What's possible on a Reverso caseback:

  • Guilloché engraving with patterns that catch light like silk moiré
  • Grand Feu enamel in up to eight translucent layers, fired at 800°C
  • Miniature painting so detailed it requires magnification to appreciate
  • Gem-setting that transforms the case into a wearable jewel
  • Personal engravings from monograms to family crests to portraits

The atelier has reproduced everything from Van Gogh's Starry Night to Art Deco cityscapes to bespoke commissions that will never be seen on another wrist. It's the ultimate luxury: owning not just a fine watch, but a piece made specifically for you, carrying an image or message that matters only to the wearer.

Why It Endures

In an industry obsessed with innovation, the Reverso's longevity feels almost subversive. Jaeger-LeCoultre hasn't reinvented it because it doesn't need reinventing. Instead, they've explored every variation within the original concept. Smaller sizes for women (the Reverso has always been popular across genders, long before that became a marketing point). Dual time zones using both faces. Tribute editions in period-correct materials.

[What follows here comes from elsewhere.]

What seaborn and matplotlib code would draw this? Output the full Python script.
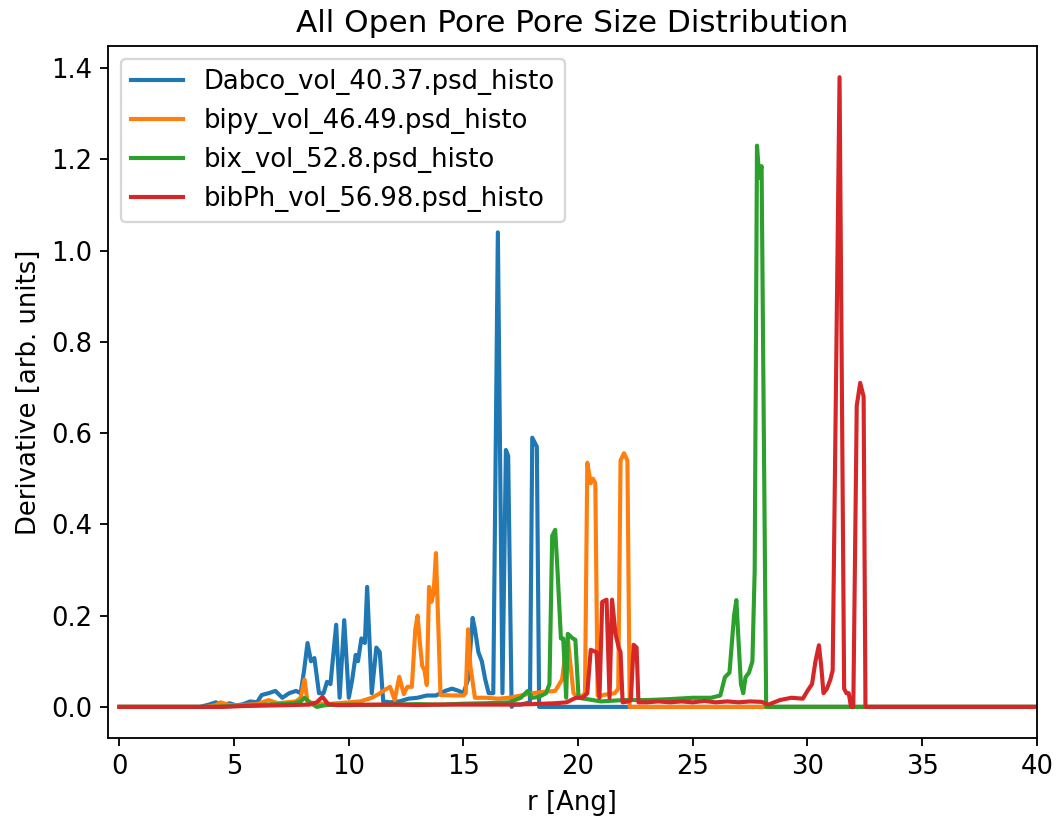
import numpy as np
import pandas as pd
import matplotlib
matplotlib.use("Agg")
import matplotlib.pyplot as plt
import seaborn as sns

# ---------------- data ----------------
labels = ["Dabco_vol_40.37.psd_histo", "bipy_vol_46.49.psd_histo",
          "bix_vol_52.8.psd_histo", "bibPh_vol_56.98.psd_histo"]

dabco_r = [0, 3.5, 3.9, 4.2, 4.5, 4.8, 5.1, 5.4, 5.7, 6.0, 6.2, 6.5, 6.8, 7.1, 7.4, 7.7, 7.9,
           8.05, 8.2, 8.35, 8.5, 8.7, 8.9, 9.05, 9.2, 9.45, 9.6, 9.8, 10.0, 10.15, 10.3, 10.4,
           10.55, 10.7, 10.8, 11.0, 11.2, 11.35, 11.5, 11.8, 12.2, 12.6, 13.0, 13.4, 13.8, 14.2,
           14.5, 14.8, 15.0, 15.2, 15.4, 15.5, 15.65, 15.8, 15.95, 16.1, 16.3, 16.5, 16.7, 16.85,
           16.95, 17.1, 17.2, 17.5, 17.9, 18.0, 18.2, 18.3, 40]
dabco_d = [0, 0, 0.005, 0.01, 0.004, 0.008, 0.003, 0.006, 0.012, 0.01, 0.026, 0.03, 0.035, 0.02,
           0.03, 0.035, 0.03, 0.08, 0.14, 0.1, 0.107, 0.03, 0.03, 0.055, 0.05, 0.18, 0.02, 0.19,
           0.02, 0.06, 0.114, 0.1, 0.15, 0.14, 0.263, 0.03, 0.13, 0.12, 0.012, 0.01, 0.012, 0.018,
           0.02, 0.025, 0.025, 0.035, 0.04, 0.035, 0.03, 0.06, 0.195, 0.17, 0.12, 0.1, 0.06, 0.03,
           0.03, 1.04, 0.03, 0.563, 0.55, 0.0, 0.005, 0.005, 0.01, 0.59, 0.57, 0.0, 0]

bipy_r = [0, 3.8, 4.2, 4.4, 4.8, 5.2, 5.6, 6.0, 6.5, 6.9, 7.3, 7.7, 7.9, 8.07, 8.2, 8.6, 9.0,
          9.5, 10.0, 10.5, 11.0, 11.3, 11.5, 11.8, 12.0, 12.2, 12.4, 12.55, 12.75, 12.9, 13.0,
          13.1, 13.2, 13.3, 13.4, 13.5, 13.6, 13.7, 13.8, 14.0, 14.5, 15.0, 15.1, 15.2, 15.3,
          15.5, 16.0, 16.5, 17.0, 17.5, 18.0, 18.5, 19.0, 19.3, 19.45, 19.55, 19.65, 19.8, 20.0,
          20.2, 20.3, 20.4, 20.55, 20.65, 20.75, 20.85, 21.0, 21.3, 21.6, 21.75, 21.85, 22.0,
          22.15, 22.25, 40]
bipy_d = [0, 0, 0.004, 0.01, 0.004, 0.003, 0.005, 0.006, 0.015, 0.008, 0.01, 0.012, 0.02, 0.06,
          0.01, 0.008, 0.006, 0.008, 0.01, 0.012, 0.02, 0.028, 0.035, 0.044, 0.015, 0.066, 0.028,
          0.044, 0.044, 0.17, 0.2, 0.14, 0.09, 0.08, 0.048, 0.263, 0.23, 0.25, 0.337, 0.026,
          0.025, 0.025, 0.03, 0.17, 0.09, 0.02, 0.02, 0.018, 0.02, 0.025, 0.03, 0.033, 0.035,
          0.06, 0.12, 0.15, 0.1, 0.03, 0.02, 0.025, 0.03, 0.535, 0.49, 0.5, 0.49, 0.025, 0.025,
          0.028, 0.03, 0.04, 0.54, 0.556, 0.54, 0.0, 0]

bix_r = [0, 4.0, 5.0, 6.0, 7.0, 7.6, 7.9, 8.07, 8.3, 8.6, 9.0, 10, 11, 12, 13, 14, 15, 16, 17,
         17.5, 17.8, 18.0, 18.3, 18.6, 18.75, 18.87, 19.0, 19.1, 19.25, 19.35, 19.48, 19.55,
         19.77, 19.88, 20.02, 21, 22, 23, 24, 25, 25.8, 26.2, 26.4, 26.6, 26.8, 26.9, 27.0,
         27.1, 27.2, 27.3, 27.45, 27.6, 27.7, 27.8, 27.9, 28.0, 28.2, 40]
bix_d = [0, 0, 0.002, 0.004, 0.006, 0.008, 0.012, 0.02, 0.01, 0.0, 0.004, 0.005, 0.004, 0.005,
         0.006, 0.005, 0.007, 0.008, 0.01, 0.02, 0.035, 0.02, 0.022, 0.03, 0.05, 0.375, 0.388,
         0.3, 0.15, 0.15, 0.02, 0.16, 0.15, 0.147, 0.02, 0.012, 0.015, 0.015, 0.017, 0.02, 0.02,
         0.025, 0.065, 0.075, 0.2, 0.234, 0.14, 0.05, 0.03, 0.065, 0.075, 0.1, 0.3, 1.23, 1.16,
         1.185, 0.0, 0]

bibph_r = [0, 4.5, 5.5, 6.5, 7.5, 8.3, 8.6, 8.85, 9.1, 9.5, 10, 11, 12, 13, 14, 15, 16, 17, 18,
           19, 19.5, 19.9, 20.2, 20.4, 20.55, 20.8, 20.93, 21.05, 21.24, 21.37, 21.48, 21.63,
           21.77, 21.85, 21.94, 22.2, 22.3, 22.42, 22.55, 22.63, 23, 23.5, 24, 24.5, 25, 25.5,
           26, 26.5, 27, 27.5, 28, 28.3, 28.8, 29.3, 29.8, 30.0, 30.2, 30.35, 30.5, 30.6, 30.7,
           30.85, 31.0, 31.1, 31.4, 31.6, 31.7, 31.8, 31.9, 32.0, 32.15, 32.3, 32.45, 32.53, 40]
bibph_d = [0, 0, 0.002, 0.003, 0.004, 0.005, 0.01, 0.022, 0.006, 0.004, 0.004, 0.005, 0.005,
           0.004, 0.005, 0.005, 0.005, 0.005, 0.006, 0.008, 0.01, 0.02, 0.02, 0.03, 0.125, 0.12,
           0.02, 0.23, 0.235, 0.02, 0.235, 0.16, 0.13, 0.12, 0.01, 0.012, 0.015, 0.136, 0.13,
           0.01, 0.01, 0.012, 0.01, 0.012, 0.01, 0.013, 0.01, 0.012, 0.01, 0.012, 0.011, 0.005,
           0.015, 0.02, 0.018, 0.035, 0.05, 0.1, 0.135, 0.09, 0.03, 0.04, 0.06, 0.08, 1.38, 0.04,
           0.03, 0.03, 0.0, 0.0, 0.66, 0.71, 0.68, 0.0, 0]

colors = ["#1f77b4", "#ff7f0e", "#2ca02c", "#d62728"]

# ---------------- build long table ----------------
frames = []
for lab, rr, dd in zip(labels, [dabco_r, bipy_r, bix_r, bibph_r],
                       [dabco_d, bipy_d, bix_d, bibph_d]):
    frames.append(pd.DataFrame({"r": rr, "d": dd, "series": lab}))
df = pd.concat(frames, ignore_index=True)

# ---------------- plot ----------------
dpi = 165
fig = plt.figure(figsize=(1059 / dpi, 825 / dpi), dpi=dpi)
ax = fig.add_axes([0.102, 0.105, 0.877, 0.8396])

sns.lineplot(data=df, x="r", y="d", hue="series", hue_order=labels,
             palette=colors, estimator=None, sort=False, linewidth=1.8, ax=ax)

fs = 11.3
ax.set_xlim(-0.5, 40)
ax.set_xticks(np.arange(0, 41, 5))
ax.set_title("All Open Pore Pore Size Distribution", fontsize=13.6)
ax.set_xlabel("r [Ang]", fontsize=fs)
ax.set_ylabel("Derivative [arb. units]", fontsize=fs)
ax.tick_params(labelsize=fs)
ax.legend(loc="upper left", fontsize=fs)

fig.savefig("out.png", dpi=dpi)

The Jaeger-LeCoultre Reverso also offers something increasingly rare: immediate recognition without logos. Turn your wrist and that rectangular case, those gadroons, that distinctive flip—people who know, know. It's the watch you wear when you're done proving anything.

Collectors obsess over early references, particularly pre-war pieces with original patina. But unlike many vintage watches, modern Reversos aren't compromises. The quality is there, the finishing is there, and the design remains as coherent as it was in 1931. You can buy a current-production Reverso Classic and own something functionally identical to what your great-grandfather might have worn to the club.

Ninety-three years later, the Reverso still does exactly what it was designed to do: survive impact while looking impeccable. That it also became an icon, a canvas, and a collector obsession? That's what happens when engineering and design align so perfectly that time itself can't improve the formula.